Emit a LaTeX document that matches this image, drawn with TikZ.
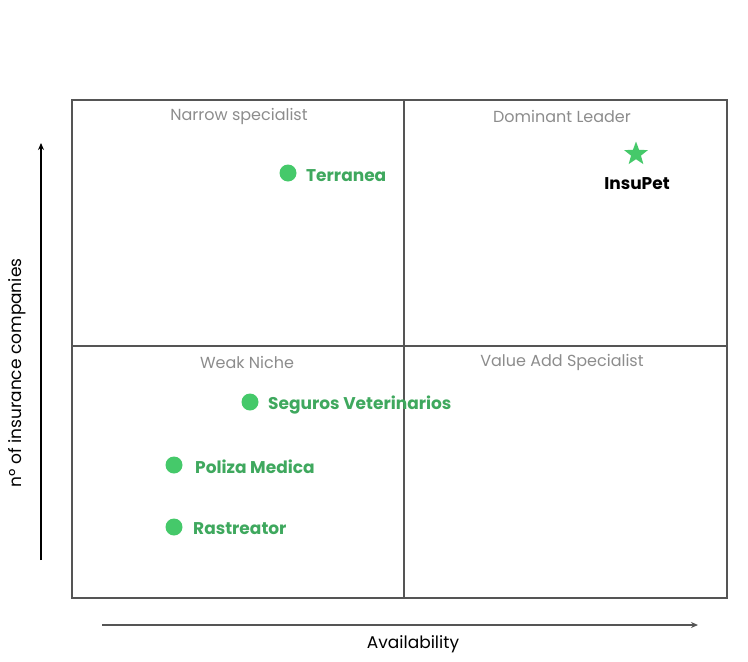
\documentclass[tikz,border=0pt]{standalone}
\usepackage{fontspec}
\setmainfont{Poppins}
\usetikzlibrary{shapes.geometric,arrows.meta}
\definecolor{dotgreen}{HTML}{45C96A}
\definecolor{txtgreen}{HTML}{3FA85E}
\definecolor{gridgray}{HTML}{555555}
\definecolor{quadgray}{HTML}{8C8C8C}
\tikzset{
  dot/.style={circle, fill=dotgreen, inner sep=0pt, minimum size=17pt},
  complabel/.style={anchor=west, inner sep=0pt, text=txtgreen, font=\fontsize{17}{19}\selectfont\bfseries},
  quadlabel/.style={text=quadgray, font=\fontsize{16}{18}\selectfont}
}
\begin{document}
\begin{tikzpicture}[x=1pt, y=-1pt]
        \useasboundingbox (0,0) rectangle (748,662);

        % Draw the frame and the quadrants
        \draw[gridgray, line width=1.8pt] (72,100) rectangle (727,598);
        \draw[gridgray, line width=1.8pt] (404,100) -- (404,598);
        \draw[gridgray, line width=1.8pt] (72,346) -- (727,346);

        % Quadrant names
        \node[quadlabel] (narrow) at (239,116) {Narrow specialist};
        \node[quadlabel] (leader) at (562,116) {Dominant Leader};
        \node[quadlabel] (weak) at (247,362) {Weak Niche};
        \node[quadlabel] (value) at (562,362) {Value Add Specialist};

        % Axes
        \coordinate (ybot) at (41,560);
        \coordinate (ytop) at (41,143);
        \coordinate (xleft) at (102,625);
        \coordinate (xright) at (698,625);
        \draw[line width=1.6pt, -{Stealth[length=7pt,width=6pt]}] (ybot) -- (ytop);
        \draw[gridgray, line width=2pt, -{Stealth[length=7pt,width=6pt]}] (xleft) -- (xright);
        \node[font=\fontsize{17}{19}\selectfont, rotate=90] (ylab) at (17,373) {nº of insurance companies};
        \node[font=\fontsize{17}{19}\selectfont] (xlab) at (413,644) {Availability};

        % Companies
        \node[dot] (terranea) at (288,173) {};
        \node[complabel] (terraneatxt) at (306,176) {Terranea};
        \node[dot] (seguros) at (250,402) {};
        \node[complabel] (segurostxt) at (268,405) {Seguros Veterinarios};
        \node[dot] (poliza) at (174,465) {};
        \node[complabel] (polizatxt) at (195,467) {Poliza Medica};
        \node[dot] (rastreator) at (174,527) {};
        \node[complabel] (rastreatortxt) at (193,529) {Rastreator};

        % InsuPet
        \node[star, star points=5, star point ratio=2.4, fill=dotgreen, inner sep=0pt, minimum size=25pt] (insupet) at (636,154) {};
        \node[font=\fontsize{17}{19}\selectfont\bfseries] (insupettxt) at (637,184) {InsuPet};

      \end{tikzpicture}
\end{document}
________
◆ GIVEN TASK ◆
Repeat the listing in full and exactly. Do not include any images.

◆ SOLVED EXERCISE ◆
Emit a LaTeX document that matches this image, drawn with TikZ.
\documentclass[tikz,border=0pt]{standalone}
\usepackage{fontspec}
\setmainfont{Poppins}
\usetikzlibrary{shapes.geometric,arrows.meta}
\definecolor{dotgreen}{HTML}{45C96A}
\definecolor{txtgreen}{HTML}{3FA85E}
\definecolor{gridgray}{HTML}{555555}
\definecolor{quadgray}{HTML}{8C8C8C}
\tikzset{
  dot/.style={circle, fill=dotgreen, inner sep=0pt, minimum size=17pt},
  complabel/.style={anchor=west, inner sep=0pt, text=txtgreen, font=\fontsize{17}{19}\selectfont\bfseries},
  quadlabel/.style={text=quadgray, font=\fontsize{16}{18}\selectfont}
}
\begin{document}
\begin{tikzpicture}[x=1pt, y=-1pt]
        \useasboundingbox (0,0) rectangle (748,662);

        % Draw the frame and the quadrants
        \draw[gridgray, line width=1.8pt] (72,100) rectangle (727,598);
        \draw[gridgray, line width=1.8pt] (404,100) -- (404,598);
        \draw[gridgray, line width=1.8pt] (72,346) -- (727,346);

        % Quadrant names
        \node[quadlabel] (narrow) at (239,116) {Narrow specialist};
        \node[quadlabel] (leader) at (562,116) {Dominant Leader};
        \node[quadlabel] (weak) at (247,362) {Weak Niche};
        \node[quadlabel] (value) at (562,362) {Value Add Specialist};

        % Axes
        \coordinate (ybot) at (41,560);
        \coordinate (ytop) at (41,143);
        \coordinate (xleft) at (102,625);
        \coordinate (xright) at (698,625);
        \draw[line width=1.6pt, -{Stealth[length=7pt,width=6pt]}] (ybot) -- (ytop);
        \draw[gridgray, line width=2pt, -{Stealth[length=7pt,width=6pt]}] (xleft) -- (xright);
        \node[font=\fontsize{17}{19}\selectfont, rotate=90] (ylab) at (17,373) {nº of insurance companies};
        \node[font=\fontsize{17}{19}\selectfont] (xlab) at (413,644) {Availability};

        % Companies
        \node[dot] (terranea) at (288,173) {};
        \node[complabel] (terraneatxt) at (306,176) {Terranea};
        \node[dot] (seguros) at (250,402) {};
        \node[complabel] (segurostxt) at (268,405) {Seguros Veterinarios};
        \node[dot] (poliza) at (174,465) {};
        \node[complabel] (polizatxt) at (195,467) {Poliza Medica};
        \node[dot] (rastreator) at (174,527) {};
        \node[complabel] (rastreatortxt) at (193,529) {Rastreator};

        % InsuPet
        \node[star, star points=5, star point ratio=2.4, fill=dotgreen, inner sep=0pt, minimum size=25pt] (insupet) at (636,154) {};
        \node[font=\fontsize{17}{19}\selectfont\bfseries] (insupettxt) at (637,184) {InsuPet};

      \end{tikzpicture}
\end{document}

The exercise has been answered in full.